The Leadership Industry

Let’s go deeper.

The problem isn’t just individuals , it’s the industry of leadership. We’ve made it a market. A product. And like any market, it’s driven by demand, packaging, and image.

Leadership programs, summits, awards, many have become echo chambers. They don’t reward service; they reward visibility. They don’t train leaders; they manufacture celebrities.

And in this world, you learn quickly: it’s better to look impactful than to be impactful. Better to create a personal brand than a sustainable system. Better to speak about change than to do the hard, unglamorous, unpaid work of real change.

It’s easier to be the leader of a dying project than a humble contributor to a thriving one. Because one gives you the stage. The other gives you results, but no spotlights

Imported Leadership, Erased Roots

We also need to question the leadership models we’re importing.

Most “leadership development” programs in the Global South are built on Western assumptions: that leaders are individuals, that change is top-down, and that visibility equals impact. But in many Moroccan communities, especially rural ones, leadership looks very different.

The real “leaders” don’t speak in hashtags. They organize in tea shops. They mediate between neighbors. They mobilize without microphones.

But they don’t get invited to summits. They don’t speak the right language. They don’t have Canva-ready decks. So they’re ignored.

This is also leadershits , the quiet erasure of grassroots wisdom in favor of a globalized leadership mold.

So What Do We Do?

We unlearn.

First, we must detox from the myth. Leadership is not the goal. It’s not a personality type. It’s not a badge. It’s a temporary role in service of a greater mission. If you cling to it, you’re doing it wrong.

We decentralize.

Let’s stop obsessing over “who is the leader” and start asking “How do we share power?” At MasterPeace Morocco, some of our best initiatives were co-led, with rotating roles and horizontal decision-making. It’s messy. Slower. But real.

We elevate the invisible.

Let’s give platforms to those doing the quiet work. Not just the ones with the best English or the biggest followers. Let’s fund, mentor, and spotlight the women in the villages, the youth fixing local problems without an audience.
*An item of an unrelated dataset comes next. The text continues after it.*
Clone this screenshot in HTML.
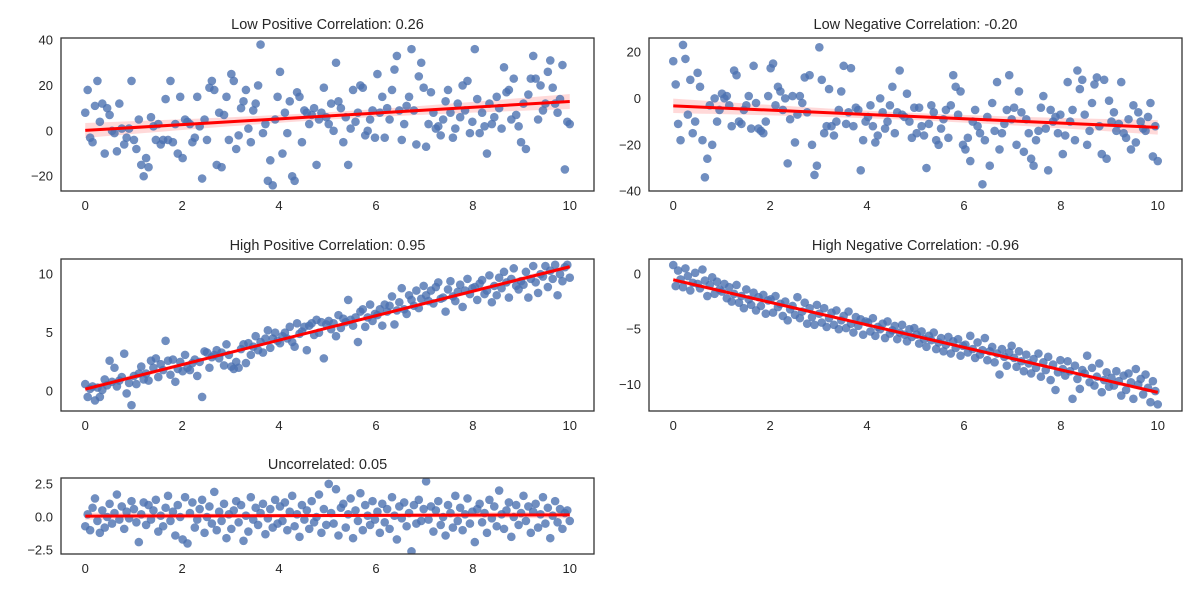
<!DOCTYPE html>
<html><head><meta charset="utf-8"><style>
body{margin:0;background:#fff;}
svg text{font-family:"Liberation Sans",sans-serif;fill:#262626;}
</style></head><body>
<svg id="chart" width="1200" height="600" xmlns="http://www.w3.org/2000/svg"></svg>
<script>
const p1Y=[8,18,-3,-5,11,22,4,12,-10,10,7,0,-1,-9,12,1,-6,-3,1,22,-4,-8,5,-15,-20,-12,-16,6,2,-4,3,-6,-4,14,-4,22,-5,3,-10,15,-12,5,4,3,-5,-3,15,2,-21,5,-4,19,22,18,-15,8,-16,7,15,-4,25,22,-8,-2,10,13,18,1,-5,9,12,20,38,-1,3,-22,-13,-24,5,15,26,-10,8,-1,13,-20,-22,17,15,-5,9,8,3,7,10,-15,5,8,19,6,3,12,0,30,13,10,-5,6,-15,1,18,4,8,20,19,-2,0,5,9,-3,25,8,15,-3,10,5,18,27,33,9,-4,3,11,15,36,9,-6,24,30,19,-7,3,17,8,1,2,-2,5,13,18,8,-3,1,12,6,20,9,22,-1,4,36,14,-1,8,2,-10,12,3,6,15,10,1,28,17,18,5,23,7,2,-5,12,-8,16,23,33,23,5,20,9,12,26,31,19,12,8,14,29,-17,4,3];
const p2Y=[16,6,-11,-18,23,17,-7,8,-15,-10,11,5,-18,-34,-26,-3,-20,0,-10,-5,2,0,1,-3,-12,12,10,-10,-11,-5,-3,1,-13,14,-2,-13,-14,-15,-10,1,13,15,-3,5,3,-5,0,-28,-9,1,-19,-7,1,-2,9,-6,10,-20,-33,-29,22,8,-15,-12,4,-12,-16,-10,-5,3,14,-11,-6,13,-12,-4,-5,-31,-18,-10,-8,-3,-12,-19,-16,0,-6,-13,-10,-3,5,-15,-6,12,-7,-8,2,-10,-17,-4,-15,-4,-12,-16,-30,-11,-3,-6,-18,-20,-13,-9,-5,-17,-3,10,5,-7,3,-20,-22,-17,-27,-10,-5,-12,-15,-37,-18,-8,-29,-2,-14,7,-22,-15,-11,-5,10,-9,-4,-20,3,-6,-23,-9,-15,-26,-29,-18,-14,-4,1,-13,-31,-5,-10,-8,-15,-7,-24,-16,7,-10,-5,-18,12,4,8,-7,-20,-14,-2,6,9,-12,-24,8,-26,-1,-10,-6,-14,-11,7,-15,-17,-9,-22,-3,-19,-6,-10,-13,-14,-8,-2,-25,-12,-27];
const p3Y=[0.6,-0.5,0.2,0.4,-0.8,0.3,-0.5,0.1,1.0,0.5,2.6,0.8,2.0,0.4,0.9,1.2,3.2,-0.2,0.7,-1.2,1.3,0.6,1.5,2.1,1.0,1.5,0.9,2.6,2.0,2.8,1.2,2.3,1.8,4.3,2.6,1.4,2.7,0.8,1.9,2.5,1.7,3.1,2.0,1.8,2.4,2.7,1.3,2.5,-0.5,3.4,3.3,2.0,2.9,3.1,3.5,2.8,3.3,2.2,4.0,3.1,2.1,1.9,2.5,2.0,3.6,4.0,2.4,4.1,3.1,3.8,4.7,3.5,4.2,3.3,4.5,5.2,3.7,4.5,5.0,4.3,4.1,4.7,5.0,4.5,5.5,4.2,3.8,5.8,4.9,5.1,5.5,3.5,5.6,5.8,4.8,6.1,5.0,5.9,2.8,5.7,6.0,5.3,5.8,4.7,6.5,5.4,6.2,5.9,7.8,6.1,5.6,6.3,4.2,6.8,7.0,5.5,6.3,7.4,6.0,6.6,6.5,7.0,5.6,7.4,6.8,7.3,8.1,5.7,6.9,7.6,8.8,7.0,6.6,8.2,7.8,7.3,8.6,7.1,7.9,9.0,8.2,7.7,8.6,7.5,8.9,9.3,7.9,8.0,6.8,8.7,9.4,8.1,7.7,8.5,9.1,7.2,8.6,9.6,8.3,8.8,8.9,7.8,9.2,9.5,8.3,8.6,9.9,7.6,9.0,8.2,9.7,8.8,10.2,9.3,8.0,9.6,10.5,9.0,8.7,9.4,9.1,10.2,8.0,9.6,10.7,9.3,8.4,10.0,9.8,10.7,8.9,10.3,9.6,10.8,8.2,10.0,9.4,10.6,10.8,9.7];
const p4Y=[0.8,-1.1,0.3,-0.5,-1.2,0.5,-0.2,-1.5,-0.8,0.1,-0.9,-1.3,0.4,-0.6,-2.0,-1.0,-0.3,-1.8,-0.7,-1.4,-1.6,-0.9,-2.2,-1.2,-2.5,-1.8,-1.0,-2.6,-2.0,-3.1,-1.4,-2.3,-2.8,-1.7,-3.3,-2.1,-2.9,-1.9,-3.6,-2.4,-2.3,-3.5,-2.0,-3.0,-2.7,-3.8,-2.5,-4.2,-3.2,-2.9,-3.7,-2.1,-4.0,-3.4,-2.6,-4.5,-3.1,-3.9,-4.6,-2.8,-3.6,-4.4,-3.1,-4.8,-4.0,-3.5,-4.6,-3.3,-5.0,-4.2,-3.8,-4.9,-3.4,-4.5,-5.3,-3.9,-4.7,-4.1,-5.5,-4.3,-4.4,-5.2,-4.0,-5.6,-4.8,-5.0,-4.5,-5.8,-4.3,-5.4,-5.1,-4.7,-5.9,-5.3,-4.6,-5.5,-6.1,-5.0,-5.7,-4.9,-5.5,-6.3,-5.2,-5.9,-6.6,-5.6,-6.0,-5.3,-6.8,-6.2,-5.8,-7.0,-6.4,-5.7,-7.2,-6.1,-6.7,-5.9,-7.4,-6.5,-6.4,-7.1,-5.6,-6.8,-7.6,-6.2,-7.3,-6.9,-5.8,-7.8,-7.0,-6.6,-8.0,-7.2,-9.1,-6.8,-7.5,-8.3,-7.1,-6.5,-7.6,-8.4,-7.0,-7.9,-8.8,-7.3,-8.1,-9.0,-7.7,-8.5,-7.2,-9.3,-8.0,-8.7,-7.5,-9.6,-8.2,-10.5,-8.9,-7.8,-8.6,-9.2,-7.9,-8.8,-11.3,-8.3,-9.5,-10.4,-8.7,-9.0,-7.4,-9.8,-8.5,-10.1,-9.3,-8.1,-10.7,-9.6,-8.9,-10.2,-9.4,-10.1,-8.8,-9.7,-11.0,-9.2,-10.5,-9.0,-9.8,-11.3,-8.6,-10.0,-9.5,-10.9,-9.1,-10.3,-11.6,-9.7,-10.6,-11.8];
const p5Y=[-0.7,0.2,-1.0,0.7,1.4,-0.3,-1.2,0.5,-0.8,0.0,1.0,-0.5,0.3,1.7,-0.2,0.8,-0.9,0.4,-0.1,1.2,0.6,-0.4,-1.9,0.2,1.1,-0.6,0.9,-0.2,0.5,1.3,-1.1,0.1,-0.7,0.7,1.6,-0.3,0.4,-1.4,0.9,0.0,-1.7,1.5,-2.0,0.3,1.1,-0.8,-0.2,0.6,1.3,-1.2,0.0,0.8,-0.5,1.9,-1.0,0.4,-0.3,1.0,-1.6,0.2,-0.9,0.5,1.2,-0.4,0.9,-1.8,0.1,-1.1,1.5,-0.2,0.7,-0.6,0.3,1.0,-1.3,-0.1,0.6,-0.8,1.3,-0.5,0.8,-0.3,1.1,-1.0,0.4,1.6,-0.7,0.2,-1.5,0.9,-0.2,0.5,-0.9,1.2,-0.4,0.0,1.7,-1.2,0.6,-0.6,2.5,0.3,-0.5,2.1,-1.4,0.7,1.0,-0.8,0.2,1.4,-1.6,0.5,-0.3,1.8,-1.0,0.9,0.1,-0.6,1.2,-0.2,0.4,-1.2,1.0,-0.4,0.6,-0.9,1.5,0.1,-1.7,0.8,-0.1,1.1,-0.7,0.3,-2.6,0.9,-0.5,1.3,-0.3,0.6,2.7,-0.2,0.8,-1.1,0.5,1.2,-0.6,0.0,-1.4,0.9,0.3,-0.8,1.6,-0.3,0.7,-1.0,0.2,1.4,-0.5,0.4,-1.9,0.6,1.0,-0.4,0.3,-1.2,1.3,-0.1,0.8,-0.7,2.0,0.2,-0.9,0.5,1.1,-1.5,0.0,0.9,-0.6,0.3,1.6,-0.3,0.8,-1.2,0.4,1.0,-0.8,0.2,1.5,-0.5,0.7,-1.6,0.1,1.2,-0.4,0.6,-0.9,0.3,0.5,-0.3];
const titles=["Low Positive Correlation: 0.26","Low Negative Correlation: -0.20","High Positive Correlation: 0.95","High Negative Correlation: -0.96","Uncorrelated: 0.05"];
const xTicks=[0,2,4,6,8,10];
const yTicks1=[-20,0,20,40], yTicks2=[-40,-20,0,20], yTicks3=[0,5,10], yTicks4=[-10,-5,0], yTicks5=[-2.5,0,2.5];
const tickFmt5=["−2.5","0.0","2.5"];

const NS="http://www.w3.org/2000/svg";
const svg=document.getElementById('chart');
function mk(tag,attrs,parent){const e=document.createElementNS(NS,tag);for(const k in attrs)e.setAttribute(k,attrs[k]);(parent||svg).appendChild(e);return e;}

const panels=[
 {ys:p1Y,box:[61,38,594,191],ymin:-26.5,ymax:40.9,yt:yTicks1,slug:'low-positive'},
 {ys:p2Y,box:[649,38,1182,191],ymin:-39.9,ymax:26.0,yt:yTicks2,slug:'low-negative'},
 {ys:p3Y,box:[61,259,594,411],ymin:-1.7,ymax:11.3,yt:yTicks3,slug:'high-positive'},
 {ys:p4Y,box:[649,259,1182,411],ymin:-12.4,ymax:1.35,yt:yTicks4,slug:'high-negative'},
 {ys:p5Y,box:[61,478,594,554],ymin:-2.8,ymax:2.95,yt:yTicks5,slug:'uncorrelated',fmt:tickFmt5}
];

panels.forEach((p,pi)=>{
  const [x0,y0,x1,y1]=p.box;
  const g=mk('g',{});
  
  
  const xs=p.ys.map((_,i)=>i*10/(p.ys.length-1));
  const xl=x0+(x1-x0)*0.0455, xr=x1-(x1-x0)*0.0455;
  const sx=v=>xl+(xr-xl)*v/10;
  const sy=v=>y1-(v-p.ymin)/(p.ymax-p.ymin)*(y1-y0);
  const t=mk('text',{x:(x0+x1)/2,y:y0-9,'text-anchor':'middle','font-size':14.5},g);
  t.textContent=titles[pi];
  
  
  xTicks.forEach(v=>{
    const e=mk('text',{x:sx(v),y:y1+19,'text-anchor':'middle','font-size':13},g);
    e.textContent=v;
    
    
  });
  p.yt.forEach((v,i)=>{
    const e=mk('text',{x:x0-8,y:sy(v)+4.5,'text-anchor':'end','font-size':13},g);
    e.textContent=p.fmt?p.fmt[i]:(v<0?'−'+(-v):v);
    
    
  });
  const n=xs.length, mx=xs.reduce((a,b)=>a+b)/n, my=p.ys.reduce((a,b)=>a+b)/n;
  let sxx=0,sxy=0;for(let i=0;i<n;i++){sxx+=(xs[i]-mx)**2;sxy+=(xs[i]-mx)*(p.ys[i]-my);}
  const b=sxy/sxx,a=my-b*mx;
  let sse=0;for(let i=0;i<n;i++)sse+=(p.ys[i]-a-b*xs[i])**2;
  const s=Math.sqrt(sse/(n-2));
  const clip='clip'+pi;
  const cp=mk('clipPath',{id:clip},g);mk('rect',{x:x0,y:y0,width:x1-x0,height:y1-y0},cp);
  const inner=mk('g',{'clip-path':'url(#'+clip+')'},g);
  const up=[],dn=[];
  for(let k=0;k<=50;k++){const xv=k/5;const se=1.97*s*Math.sqrt(1/n+(xv-mx)**2/sxx);const yv=a+b*xv;up.push(sx(xv)+','+sy(yv+se));dn.unshift(sx(xv)+','+sy(yv-se));}
  const band=mk('polygon',{points:up.concat(dn).join(' '),fill:'#ff0000','fill-opacity':0.15},inner);
  
  
  xs.forEach((xv,i)=>{
    const c=mk('circle',{cx:sx(xv),cy:sy(p.ys[i]),r:4.3,fill:'#4c72b0','fill-opacity':0.8},inner);
    
    
  });
  const ln=mk('line',{x1:sx(0),y1:sy(a),x2:sx(10),y2:sy(a+b*10),stroke:'#ff0000','stroke-width':3},inner);
  
  
  const fr=mk('rect',{x:x0,y:y0,width:x1-x0,height:y1-y0,fill:'none',stroke:'#333','stroke-width':1.3},g);
  
  
});
</script>
</body></html>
We teach people to step back.

A true leader knows when to sit down. When to pass the mic. When to become a mentor, not a mascot. It’s not about staying relevant. It’s about staying useful.

A Final Word

Let me say something simple but hard:

  • It’s okay not to want to lead.
  • You can be a changemaker without a title. You can be impactful without a stage. You can build without branding yourself.
  • In fact, most of the real work happens away from the spotlight, in small rooms, deep relationships, land ong nights.
  • Let’s stop selling leadership as the only path. It’s not for everyone. And that’s okay because maybe the best leaders are the ones you never hear about.

And maybe the best leadership , is no leadership at all.